One of the few must read marketing books is Seth Godin’s All Marketers are Liars, the central thesis of which is that all people tell themselves lies and a good marketer merely agrees with whatever lies are being told. This is well and good when the customers’ lies are sympatico with the product’s value, but causes friction when they are not.
This came to light recently when a CMO conclave to which I belong started discussing “big data”, the current marketing and IT hype monster. The consensus among CMOs – right or wrong – is that integrated digital marketing intelligence and analysis is difficult – so durn difficult that only the biggest, bravest and wealthiest of marketing organization are attempting it or doing it well. CMOs as a species see big data marketing analytics as beyond their grasp.
Which must frustrate the heck out of big data vendors.
What does a good marketing strategist do when faced with prospects’ lies beliefs that create friction to sales? The options are too few and a bit tricky:
Inflate the elephant: If the lie prospects tell themselves creates the perception of the problem, make the problem look even bigger (e.g. if you sell security software, make the market think that every server has been hacked). Your perceived expertise and the enlarged sense of dread will motivate blinder acceptance (faith-based marketing if you will).
The politicians’ ploy: Denying the lie prospects tell themselves is a way of confirming it. By confirming the belief, even a negative one, you create agreement between buyer and vendor, which opens a dialogue.

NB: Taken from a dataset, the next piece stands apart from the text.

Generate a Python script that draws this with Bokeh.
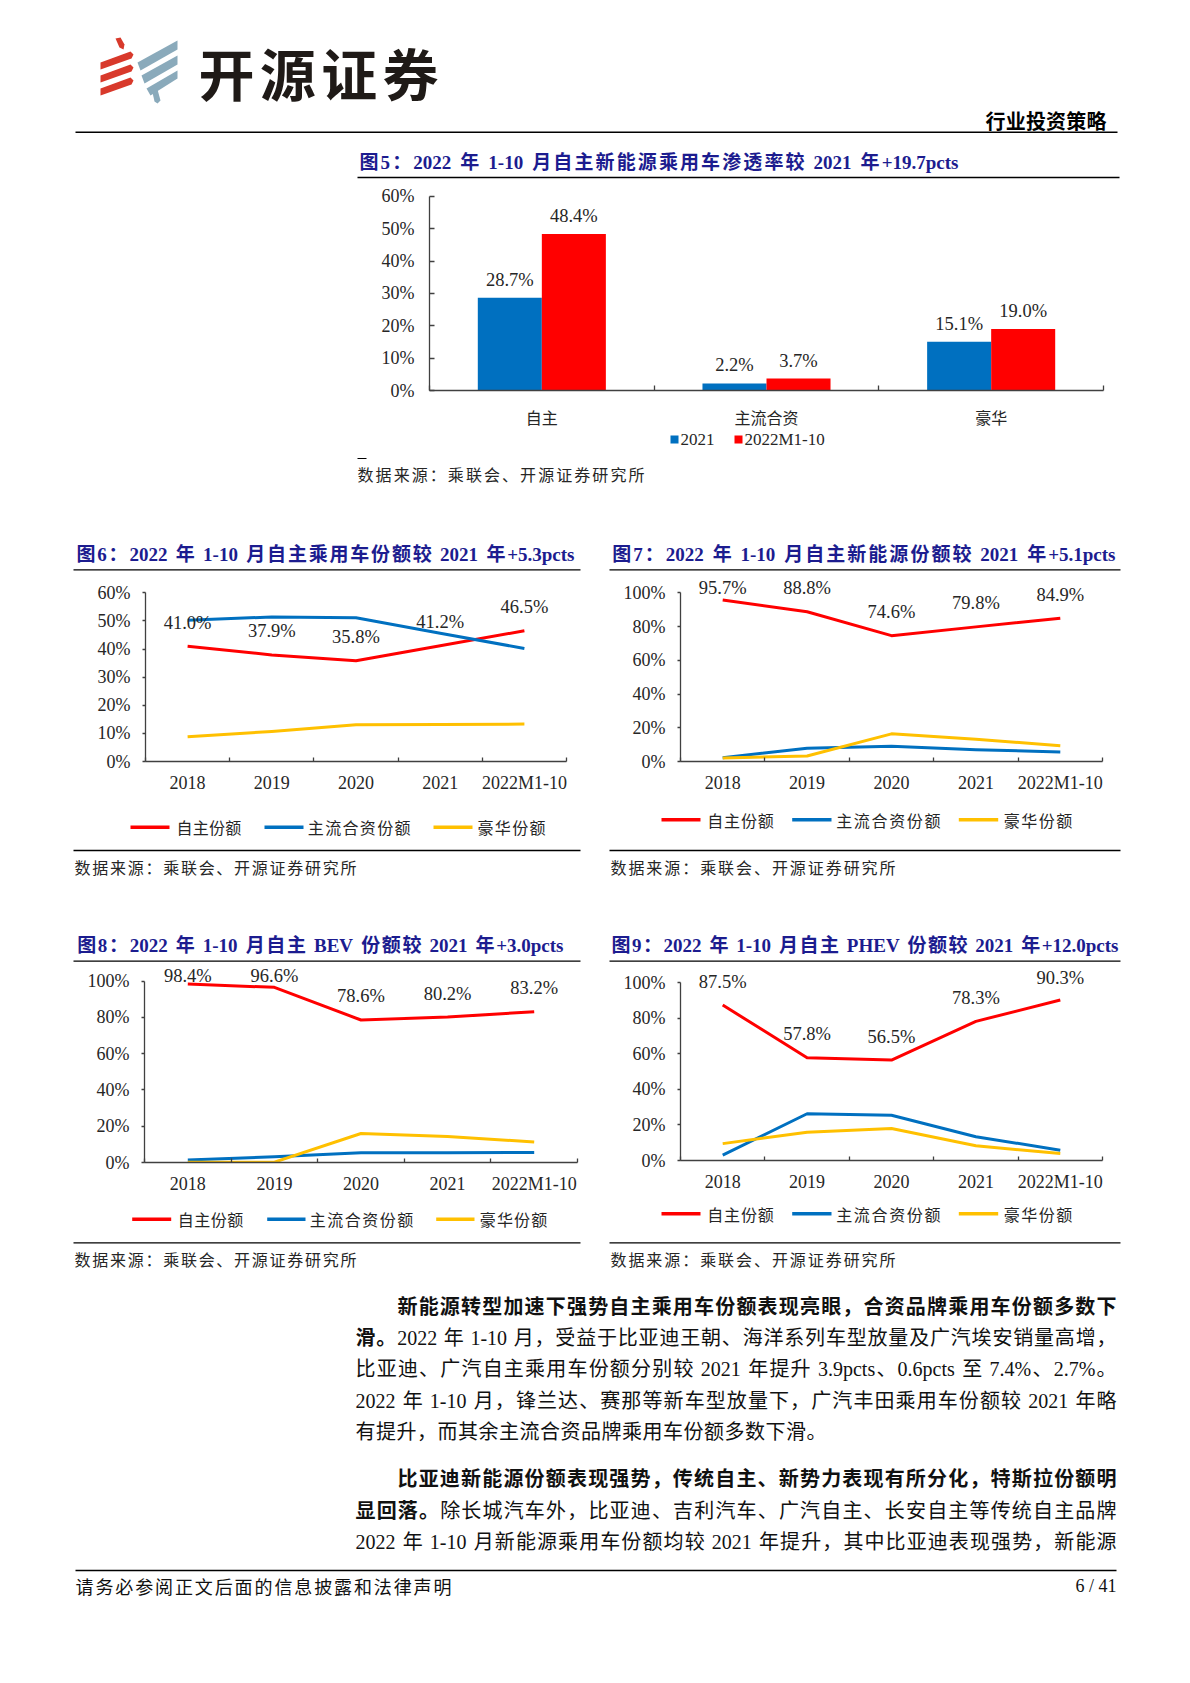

Mockery: Make fun of the prospects’ lie through gentle mocking. Lightly poking a negative perception takes the dread out of the perception and also paints the vendor as unworried. Creatively reducing a perception changes the perception.
Babies take tiny steps: Sometimes the bigger the prospects’ beliefs, the harder it is to make the big sell. Segmented products that can be acquired and implemented piecemeal allow you to change one part of a friction-creating perception at a time.
The one thing you should avoid is tinkering with the self-perception of the prospect. People tell all kinds of flattering lies about themselves, and any of the tactics above are likely to be perceived as insulting. Worse still, if the self-perception is negative, any notice of it amplifies self-loathing and that rarely sells anything except snake oil. But for products, leveraging the perceptions, beliefs and lies prospects tell themselves is key, though where you lay your lever can be a make/break decision.